Brody McKnight

Profile
- Positions: Kicker, Punter

Personal information
- Born: October 20, 1989 (age 36) Vancouver, British Columbia
- Died: 8/2/23 Vancouver BC
- Listed height: 6 ft 0 in (1.83 m)
- Listed weight: 215 lb (98 kg)

Career information
- University: Montana
- CFL draft: 2011: 1st round, 8th overall pick

Career history
- 2012: Montreal Alouettes*
- 2012: Edmonton Eskimos
- 2013: Saskatchewan Roughriders*
- 2013: Hamilton Tiger-Cats
- 2013: Winnipeg Blue Bombers
- * Offseason or practice squad member only
- Stats at CFL.ca

= Brody McKnight =

Canadian gridiron football player (born 1989)

Brody McKnight (born October 20, 1989) is a Canadian former professional football placekicker who played for two seasons in the Canadian Football League (CFL).

==College career==
McKnight played college football for the Montana Grizzlies where there as team captain he shared the team's most valuable player award in 2010 with Chase Reynolds and in 2011 with Caleb McSurdy.

==Professional career==
McKnight was drafted eighth overall by the Montreal Alouettes in the 2011 CFL draft and signed with them on July 8, 2012 after completing his college eligibility. He was later traded to the Eskimos in exchange for a placekicker, a first and a fourth round pick in the 2013 CFL draft on September 12, 2012.

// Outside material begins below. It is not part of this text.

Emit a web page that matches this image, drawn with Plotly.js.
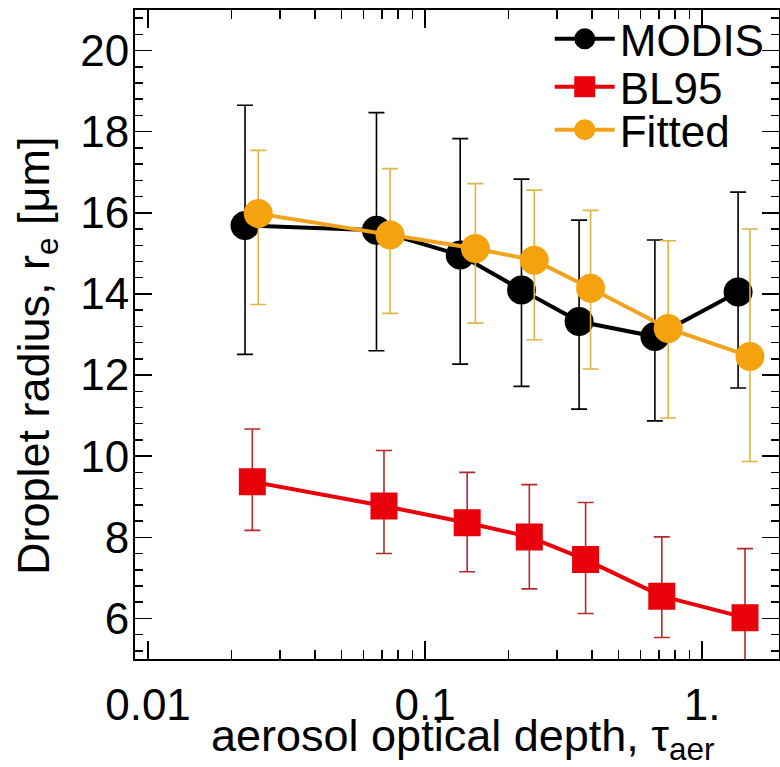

In the following off-season, he was again traded on March 1, 2013, this time to the Saskatchewan Roughriders along with a sixth round draft pick for two fifth round picks in the 2013 draft. Following his play in two pre-season games where he made two of three field goal attempts and punted six times for an average of 44.7 yards, McKnight was part of the team's final cuts on June 22, 2013. He was later signed by the Hamilton Tiger-Cats on July 3, 2013. On August 27, 2013, McKnight was signed by the Winnipeg Blue Bombers.